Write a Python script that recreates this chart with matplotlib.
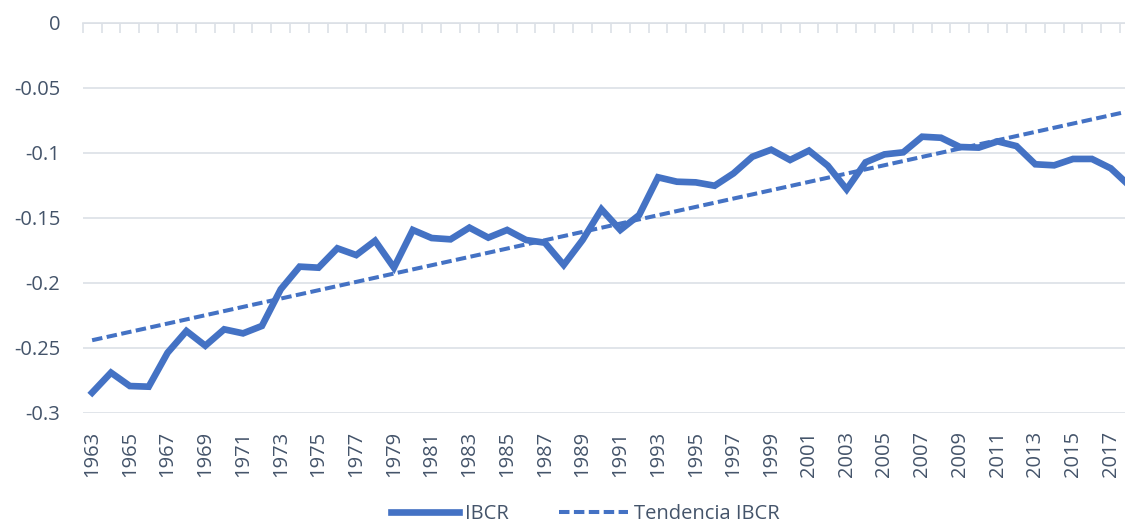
import numpy as np
import matplotlib.pyplot as plt

plt.rcParams["font.family"] = ["Open Sans", "DejaVu Sans"]
plt.rcParams["axes.unicode_minus"] = False

# IBCR series, 1963-2018
years = list(range(1963, 2019))
ibcr = [
    -0.2846, -0.2692, -0.2795, -0.2800, -0.2539, -0.2372, -0.2485, -0.2359,
    -0.2390, -0.2333, -0.2051, -0.1877, -0.1885, -0.1736, -0.1788, -0.1678,
    -0.1885, -0.1595, -0.1657, -0.1667, -0.1577, -0.1654, -0.1595, -0.1672,
    -0.1693, -0.1864, -0.1672, -0.1436, -0.1595, -0.1480, -0.1190, -0.1224,
    -0.1229, -0.1255, -0.1160, -0.1032, -0.0978, -0.1057, -0.0985, -0.1101,
    -0.1283, -0.1075, -0.1014, -0.0998, -0.0878, -0.0886, -0.0957, -0.0962,
    -0.0914, -0.0950, -0.1090, -0.1098, -0.1049, -0.1049, -0.1121, -0.1257,
]
yticks = [0, -0.05, -0.1, -0.15, -0.2, -0.25, -0.3]
ytick_labels = ["0", "-0.05", "-0.1", "-0.15", "-0.2", "-0.25", "-0.3"]

blue = "#4472C4"
grid_color = "#DCE0E6"
text_color = "#44546A"

x = np.arange(len(years))
# linear trend, as in the spreadsheet trendline
coef = np.polyfit(x, ibcr, 1)
trend = np.polyval(coef, x)

fig = plt.figure(figsize=(11.25, 5.26), dpi=100)
ax = fig.add_axes([0.0735, 0.2154, 0.939, 0.7418])

ax.plot(x, ibcr, color=blue, lw=4.8, solid_joinstyle="miter", label="IBCR", zorder=3)
ax.plot(x, trend, color=blue, lw=2.9, linestyle=(0, (2.6, 1.1)), label="Tendencia IBCR", zorder=3)

ax.set_xlim(-0.5, len(years) - 0.5)
ax.set_ylim(-0.3, 0)

ax.set_yticks(yticks)
ax.set_yticklabels(ytick_labels)
ax.grid(axis="y", color=grid_color, lw=1.2)
ax.set_axisbelow(True)

ax.set_xticks(x[::2])
ax.set_xticklabels([str(y) for y in years[::2]], rotation=90)
ax.set_xticks(np.arange(-0.5, len(years), 1), minor=True)
ax.tick_params(axis="x", which="major", length=0, pad=13, labelsize=14.5, colors=text_color)
ax.tick_params(axis="x", which="minor", top=True, bottom=False, direction="in",
               length=7, width=1.2, color=grid_color)
ax.tick_params(axis="y", length=0, pad=16, labelsize=14.5, colors=text_color)

for s in ["left", "right", "bottom"]:
    ax.spines[s].set_visible(False)
ax.spines["top"].set_color(grid_color)
ax.spines["top"].set_linewidth(1.2)

leg = fig.legend(loc="center", bbox_to_anchor=(0.52, 0.022), ncol=2, frameon=False,
                 fontsize=14.5, handlelength=3.4, columnspacing=2.5, handletextpad=0.3,
                 labelcolor=text_color)

fig.savefig("out.png", dpi=100)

****************

### What is required
Using the listing above, pull out all lines that hold the word "matplotlib".

### Exercise response
Write a Python script that recreates this chart with matplotlib.
import matplotlib.pyplot as plt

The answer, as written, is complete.